DAVIDSON: There’s a lot of evidence to suggest that between the ages of 4 and 6 is a sensitive period of development regardless of where a child is in school. The biggest transition is the increase in self-regulatory capacities. The prefrontal cortex and the areas with which the prefrontal cortex is connected—and specifically the neural connections themselves—all begin to come online in a significant way for the first time, and you want to be able to introduce your curriculum at that very opportune time.

EDUTOPIA: You have said that middle school brains are in a similarly sensitive period of development. Are you designing interventions around kindness for this age group as well?

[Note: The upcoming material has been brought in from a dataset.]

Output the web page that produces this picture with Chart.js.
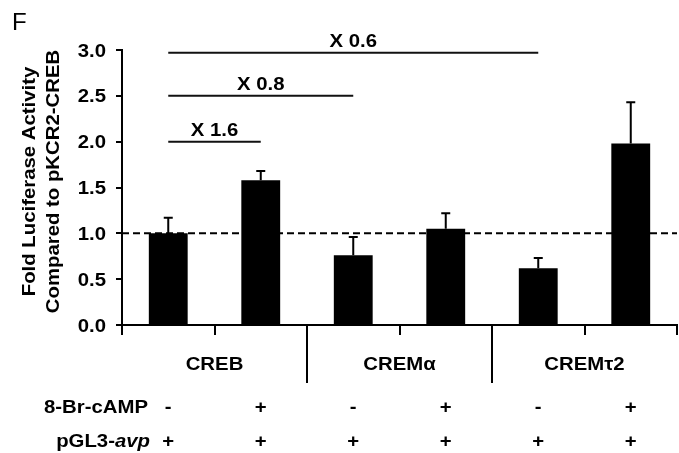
<!DOCTYPE html>
<html>
<head>
<meta charset="utf-8">
<script src="https://cdn.jsdelivr.net/npm/chart.js@4/dist/chart.umd.min.js"></script>
<style>
  html, body { margin: 0; padding: 0; background: #ffffff; }
  #wrap { width: 679px; height: 453px; }
</style>
</head>
<body>
<div id="wrap"><canvas id="c" width="679" height="453"></canvas></div>
<script>
// ---- data ----
const categories = ['CREB -', 'CREB +', 'CREMα -', 'CREMα +', 'CREMτ2 -', 'CREMτ2 +'];
const groupLabels = ['CREB', 'CREMα', 'CREMτ2'];
const meanValues = [1.00, 1.58, 0.76, 1.05, 0.62, 1.98];
const errorValues = [0.17, 0.10, 0.20, 0.17, 0.11, 0.45];
const campSigns = ['-', '+', '-', '+', '-', '+'];
const pgl3Signs = ['+', '+', '+', '+', '+', '+'];
const yTickLabels = ['0.0', '0.5', '1.0', '1.5', '2.0', '2.5', '3.0'];
const yTitleLines = ['Fold Luciferase Activity', 'Compared to pKCR2-CREB'];
const bracketLabels = ['X 1.6', 'X 0.8', 'X 0.6'];
const bracketFrom = [0, 0, 0];
const bracketTo = [1, 2, 4];
const bracketLevels = [2.0, 2.5, 2.97];
const referenceLevel = 1.0;
const panelLetter = 'F';

// ---- styling ----
const BOLD = 'bold 18px "Liberation Sans", Arial, sans-serif';
const ITAL = 'italic bold 18px "Liberation Sans", Arial, sans-serif';
const STRETCH = 1.13;

function sText(ctx, text, x, y, align, font, sx) {
  ctx.save();
  ctx.font = font;
  ctx.fillStyle = '#000';
  ctx.textBaseline = 'alphabetic';
  const w = ctx.measureText(text).width * sx;
  let left = x;
  if (align === 'center') left = x - w / 2;
  else if (align === 'right') left = x - w;
  ctx.translate(left, y);
  ctx.scale(sx, 1);
  ctx.textAlign = 'left';
  ctx.fillText(text, 0, 0);
  ctx.restore();
}

const decor = {
  id: 'decor',
  afterDraw(chart) {
    const ctx = chart.ctx;
    const xs = chart.scales.x, ys = chart.scales.y;
    const area = chart.chartArea;
    const meta = chart.getDatasetMeta(0);

    // reference dashed line
    ctx.save();
    ctx.strokeStyle = '#000';
    ctx.lineWidth = 2;
    ctx.setLineDash([7, 4]);
    const yr = ys.getPixelForValue(referenceLevel);
    ctx.beginPath();
    ctx.moveTo(area.left, yr);
    ctx.lineTo(area.right, yr);
    ctx.stroke();
    ctx.restore();

    // error bars (upper only)
    ctx.save();
    ctx.strokeStyle = '#000';
    ctx.lineWidth = 2;
    meta.data.forEach((el, i) => {
      const yTop = ys.getPixelForValue(meanValues[i] + errorValues[i]);
      ctx.beginPath();
      ctx.moveTo(el.x, el.y);
      ctx.lineTo(el.x, yTop);
      ctx.moveTo(el.x - 4.5, yTop);
      ctx.lineTo(el.x + 4.5, yTop);
      ctx.stroke();
    });
    ctx.restore();

    // comparison brackets
    ctx.save();
    ctx.strokeStyle = '#111';
    ctx.lineWidth = 2;
    bracketLabels.forEach((lab, i) => {
      const x1 = xs.getPixelForValue(bracketFrom[i]);
      const x2 = xs.getPixelForValue(bracketTo[i]);
      const y = ys.getPixelForValue(bracketLevels[i]);
      ctx.beginPath();
      ctx.moveTo(x1, y);
      ctx.lineTo(x2, y);
      ctx.stroke();
      sText(ctx, lab, (x1 + x2) / 2, y - 6, 'center', BOLD, STRETCH);
    });
    ctx.restore();

    // group separators (long ticks)
    ctx.save();
    ctx.strokeStyle = '#000';
    ctx.lineWidth = 2;
    for (let g = 1; g < groupLabels.length; g++) {
      const xb = (xs.getPixelForValue(2 * g - 1) + xs.getPixelForValue(2 * g)) / 2;
      ctx.beginPath();
      ctx.moveTo(xb, area.bottom);
      ctx.lineTo(xb, area.bottom + 58);
      ctx.stroke();
    }
    ctx.restore();

    // group labels
    groupLabels.forEach((lab, g) => {
      const xc = (xs.getPixelForValue(2 * g) + xs.getPixelForValue(2 * g + 1)) / 2;
      sText(ctx, lab, xc, area.bottom + 45, 'center', BOLD, STRETCH);
    });

    // treatment rows
    const row1 = area.bottom + 88, row2 = area.bottom + 122;
    const labRight = 148;
    sText(ctx, '8-Br-cAMP', labRight, row1, 'right', BOLD, STRETCH);
    ctx.save();
    ctx.font = BOLD;
    const wA = ctx.measureText('pGL3-').width * STRETCH;
    ctx.font = ITAL;
    const wB = ctx.measureText('avp').width * STRETCH;
    ctx.restore();
    sText(ctx, 'pGL3-', labRight + 2 - wA - wB, row2, 'left', BOLD, STRETCH);
    sText(ctx, 'avp', labRight + 2 - wB, row2, 'left', ITAL, STRETCH);
    categories.forEach((c, i) => {
      const xc = xs.getPixelForValue(i);
      sText(ctx, campSigns[i], xc, row1, 'center', BOLD, STRETCH);
      sText(ctx, pgl3Signs[i], xc, row2, 'center', BOLD, STRETCH);
    });

    // y tick labels
    ys.ticks.forEach((t, i) => {
      const yp = ys.getPixelForValue(t.value);
      const lab = yTickLabels[i];
      if (lab !== undefined) sText(ctx, lab, area.left - 16, yp + 6.5, 'right', BOLD, STRETCH);
    });

    // y title (rotated)
    const ym = (area.top + area.bottom) / 2 - 6;
    [35, 59].forEach((bx, k) => {
      ctx.save();
      ctx.font = BOLD;
      ctx.fillStyle = '#000';
      ctx.translate(bx, ym);
      ctx.rotate(-Math.PI / 2);
      ctx.scale(STRETCH, 1);
      ctx.textAlign = 'center';
      ctx.textBaseline = 'alphabetic';
      ctx.fillText(yTitleLines[k], 0, 0);
      ctx.restore();
    });

    // panel letter
    ctx.save();
    ctx.font = '24px "Liberation Sans", Arial, sans-serif';
    ctx.fillStyle = '#000';
    ctx.textAlign = 'left';
    ctx.textBaseline = 'alphabetic';
    ctx.fillText(panelLetter, 12, 30);
    ctx.restore();
  }
};

new Chart(document.getElementById('c'), {
  type: 'bar',
  data: {
    labels: categories,
    datasets: [{
      data: meanValues,
      backgroundColor: '#000',
      borderWidth: 0,
      barPercentage: 0.42,
      categoryPercentage: 1.0
    }]
  },
  options: {
    responsive: false,
    animation: false,
    devicePixelRatio: 1,
    layout: { padding: { top: 50, right: 2, left: 0, bottom: 0 } },
    plugins: { legend: { display: false }, tooltip: { enabled: false }, title: { display: false } },
    scales: {
      x: {
        type: 'category',
        offset: true,
        grid: { display: true, drawOnChartArea: false, drawTicks: true, tickLength: 10, color: '#000', lineWidth: 2, offset: true },
        border: { display: true, color: '#000', width: 2 },
        ticks: { display: false },
        afterFit(scale) { scale.height = 128; }
      },
      y: {
        min: 0,
        max: 3,
        ticks: { display: false, stepSize: 0.5 },
        grid: { display: true, drawOnChartArea: false, drawTicks: true, tickLength: 6, color: '#000', lineWidth: 2 },
        border: { display: true, color: '#000', width: 2 },
        afterFit(scale) { scale.width = 122; }
      }
    }
  },
  plugins: [decor]
});
</script>
</body>
</html>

DAVIDSON: Our work on the Kindness Curriculum is focused on the preschool years.  However, we have also examined related mindfulness-based approaches in middle school children. Our work and the work of other scientists has found that interventions to cultivate mindfulness and kindness in middle school children can be very effective and can lead to improvements on measures of attention, self-regulation, and prosocial behavior.

EDUTOPIA: What's going on in the middle school brain that makes interventions more effective at that point?

DAVIDSON: Middle school is at the front end of adolescence. The brain and body are reorganizing, and the child is becoming extremely sensitive to her or his peers, as anyone who is a parent can attest.

But this sensitivity exacts an extraordinary toll. Prior to adolescence, the incidence of symptoms of anxiety and depression is roughly equal between boys and girls. After adolescence, the ratio doubles so that the prevalence of these symptoms in girls is twice that in boys. And it’s not due to the boys dropping, it’s due to the girls increasing. This two-to-one ratio is preserved throughout adulthood and has been found to be present in every major Western country in which it’s been examined. And we know now that depression is the leading cause of morbidity worldwide.

EDUTOPIA: What is your approach with this age group?

DAVIDSON: We believe that it is possible, with the right kind of pre-adolescent intervention, to  decrease that ratio as the kids transition through their teen years. We’ve been exploring a couple of different interventions in the middle school period. One avenue we’re looking at is embedding these ideas into a video game, since kids use these games a lot. I think we have a moral obligation to determine if games can be built that actually help kids rather than harm them.

EDUTOPIA: I want to take a step back and ask about all of these interventions more broadly: How does this work if a child comes from a chaotic or unstable home environment?

DAVIDSON: There is absolutely no doubt that addressing these issues at multiple levels is optimal. If the home environment is really stressful and chaotic, it’s going to dramatically undermine what we might do in the classroom. With the pre-K population, it would be ideal to have the parents or at least one parent involved in a parallel intervention while their child is also going through the Kindness Curriculum.

EDUTOPIA: Are you working on a program for parents?

DAVIDSON: Here in Madison we’re piloting the Mindfulness-Based Parenting Program to support parents at the Head Start center. We make it a point to have it there because they’re already accustomed to going to the center, rather than having them come on campus. We’re still in the very early stages of this, but we’ve run several groups with parents and clearly there’s a lot of anecdotal evidence that kids benefit when their parents practice mindfulness. Exactly how this kind of thing can be scaled in the future is a big challenge, though. One of the strategies we’re actively pursuing is a mobile digital platform. There are certainly limitations with mobile digital, but the advantage is being able to disseminate our work at scale. Many people who have very low incomes and are subject to a lot of adversity have smartphones, so we can potentially harness that and make this kind of training more widely available.

Research tells us that social and emotional skills trump the more traditional cognitive measures—like IQ, standardized test scores, and GPAs—in predicting major life outcomes when the individuals are in their early adult years. So this work is extremely important.